Telefónica O2 said it supports the TÚ steps leading to the efficient cost orientation for setting the limit of termination rates.

“The European Commission, in its statement on the analysis of mobile termination rates in Slovakia, has confirmed that the lowering of the termination rates is a European trend because it creates room for reducing the final price for the end consumer, specifically the inappropriately high prices of calls to other networks of competing operators,” René Parák, spokesman of Telefónica O2 Slovakia told The Slovak Spectator.

“The latest developments in Germany, Austria, Hungary, Poland and Romania prove that it is the right time to take action," Parák said.

According to Parák, the level of termination rates in Slovakia makes it the third most expensive country in the European Union.

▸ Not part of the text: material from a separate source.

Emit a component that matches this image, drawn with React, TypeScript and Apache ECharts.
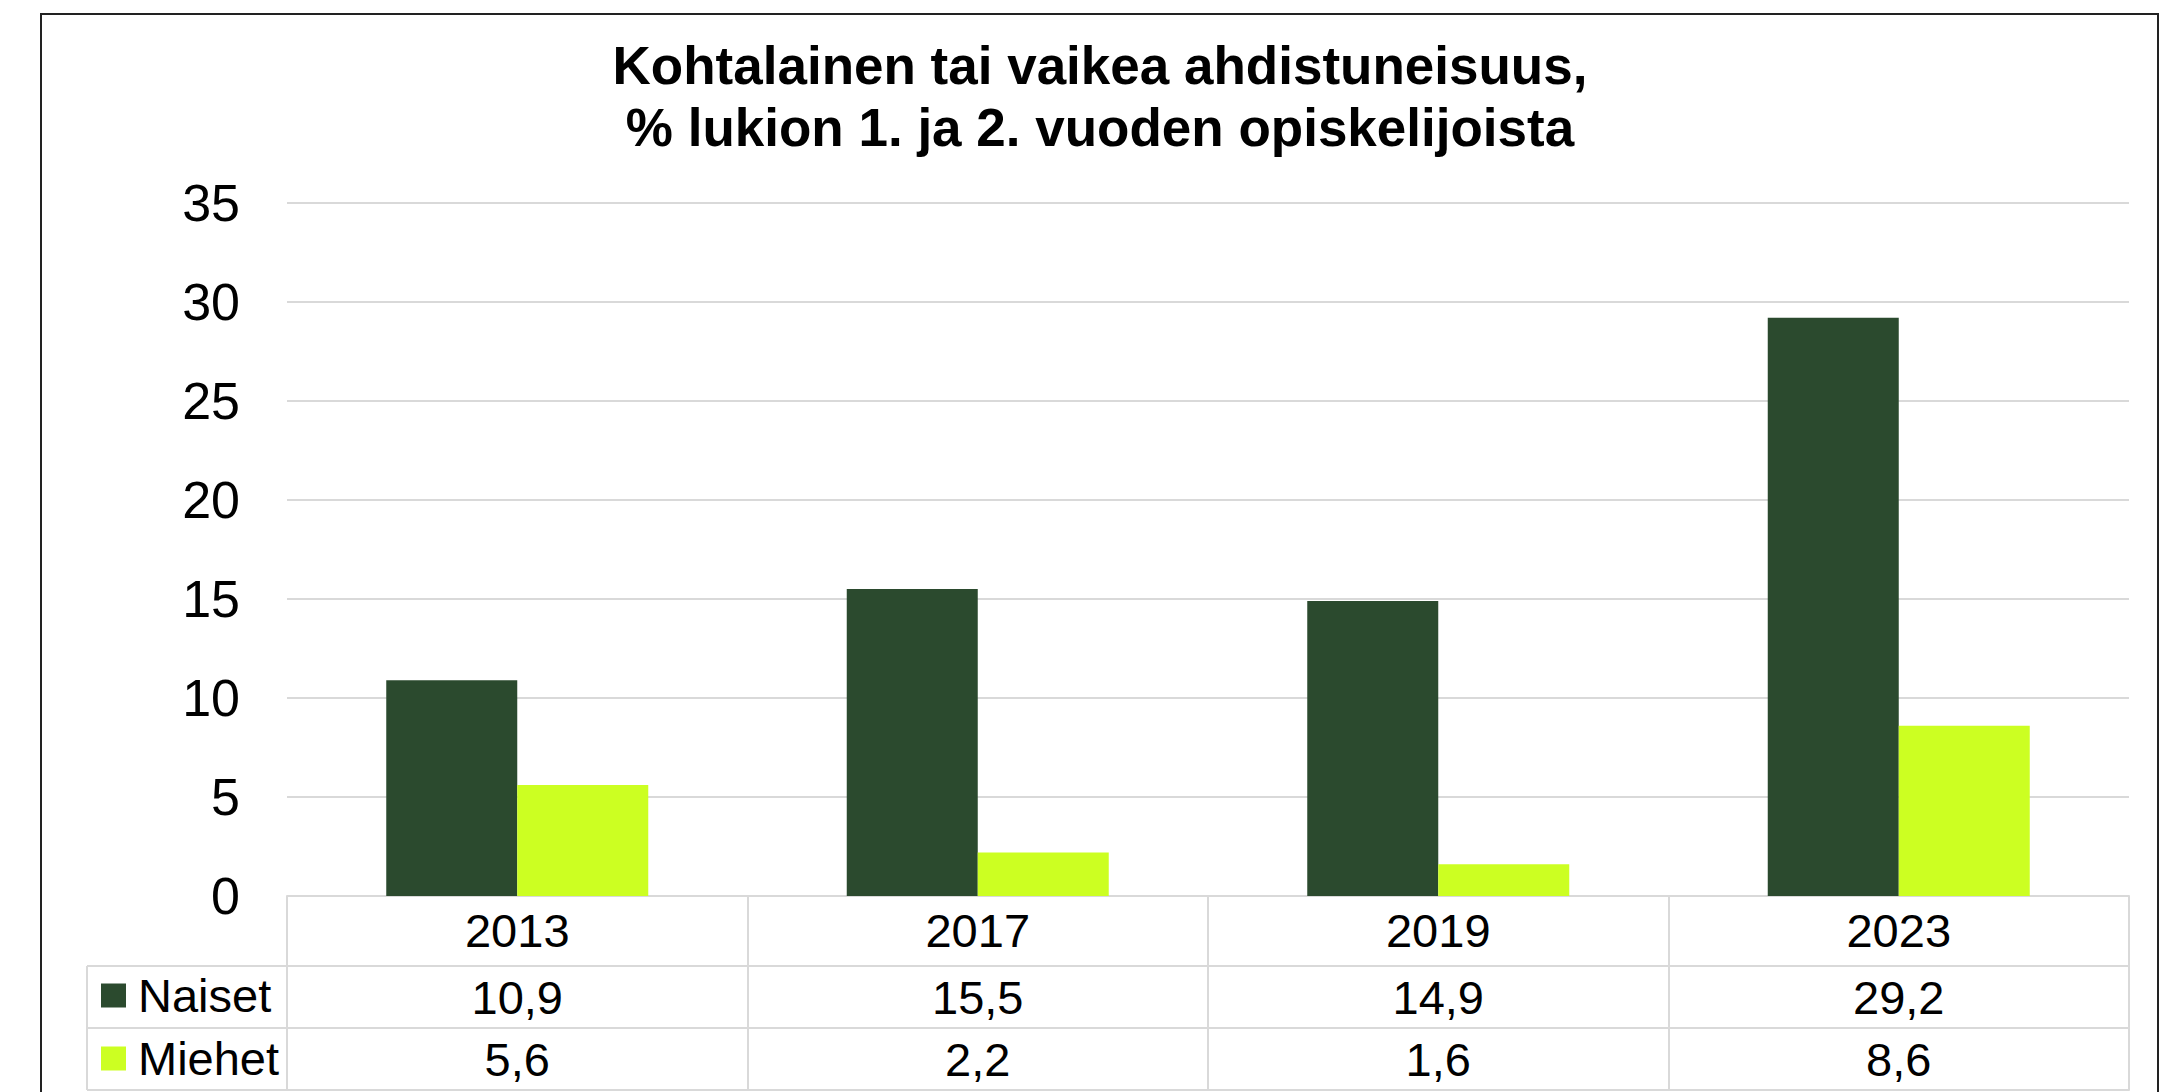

O2 would consider a termination rate of €0.07 per minute to be appropriate.

“The Commission is concerned about the absence of price regulation in the mobile termination markets in Slovakia,” reads the commission’s assessment concerning wholesale call termination rates on individual mobile networks in Slovakia, released on April 24.

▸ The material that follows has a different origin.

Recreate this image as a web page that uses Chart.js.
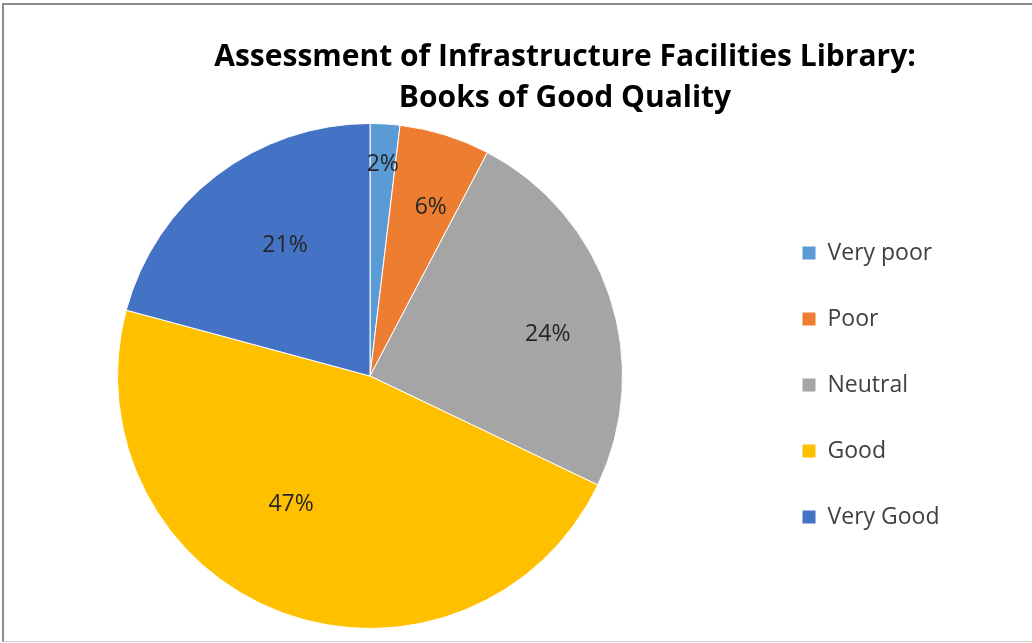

“The fact that up to now the determination of termination rates has been left to commercial negotiations has not resulted in rates that would reflect effective costs.”

The commission welcomed the TÚ intention to impose a cost-orientated obligation and it also pointed to the fact that the process of determining the details of the proposed cost accounting methodology will be subject to further consultations.

Since the proposed price control obligation might not be operational immediately, the commission suggested that the TÚ should consider appropriate transitional price control measures such as international benchmarking.

“The commission reminds TÚ SR that according to the principle of forward looking economic efficiency, termination rates should be set on the basis of the costs of an efficient operator using efficient technology,” reads the statement.

The method of international benchmarking which the commission proposes could be easily implemented and might work as a temporary tool of price regulation, from which Slovak customers would benefit first of all, Parák of O2 said.

As far as the European Commission’s recommendations are concerned, Vavro said that the TÚ’s administrative proceeding on the treatment of termination rates is underway and thus the “TÚ will not predict its further decisions at this time”.